Led by Rolf Erni, the scientists say their microscope could in theory improve resolution by a further factor of two. Researchers say that atomic-resolution tomography – a useful technique for finding defects in nano-scale devices – will be among the applications to benefit from this advance.

Transmission electron microscopes (TEMs) work by firing a beam of electrons through a specimen onto an imaging device behind. Interaction between the electrons and the specimen are magnified then focussed before being detected by a sensor. The width of the electron beam is the ultimate limitation to spatial resolution.

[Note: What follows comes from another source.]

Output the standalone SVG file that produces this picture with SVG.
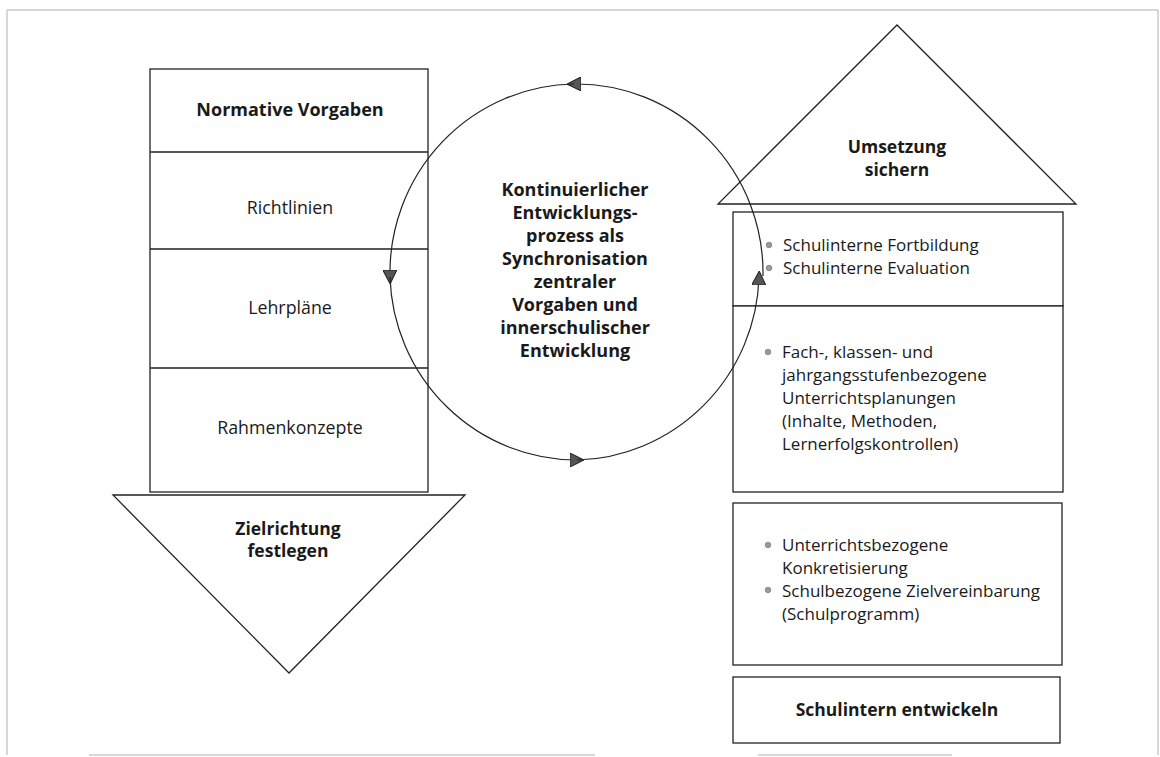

Berkeley’s TEAM 0.5 has an advantage over “classic” TEMs because it corrects for spherical blurring caused by “aberrations” in the lens. In 2007, the microscope grabbed headlines when it was used to resolve spacing in a Germanium crystal of less than at 0.5 angstrom. Since then, attempts to further improve the spatial resolution have focussed on further reducing the diffraction caused by lens aberrations.

Probing deeper

Taking a different approach, Rolf Erni and his colleagues turned their attention to the electron probe itself. They realized that the electron source and the geometrical source size are crucial parameters that govern the size of the electron beam. Analysis of a range of different electron sources led to the optimum set up (Phys. Rev. Lett. 102.096101).

“Simply put, TEAM 0.5 is the best transmission electron microscope in the world, representing a quantum leap forward in instrumentation,” said Alex Zetti, a physicist at Berkeley, who was not involved in this latest research.

“Resolution is also still a limitation in our ability to image the structure of amorphous materials and this is an important step forward.” said Andrew Bleloch, an electron microscope researcher at the University of Liverpool

He added, “As a frivolous illustration, if the electron wave is scaled up to light wavelengths then it would be the equivalent of a microscope resolving a human hair in Manchester from London (roughly 250km).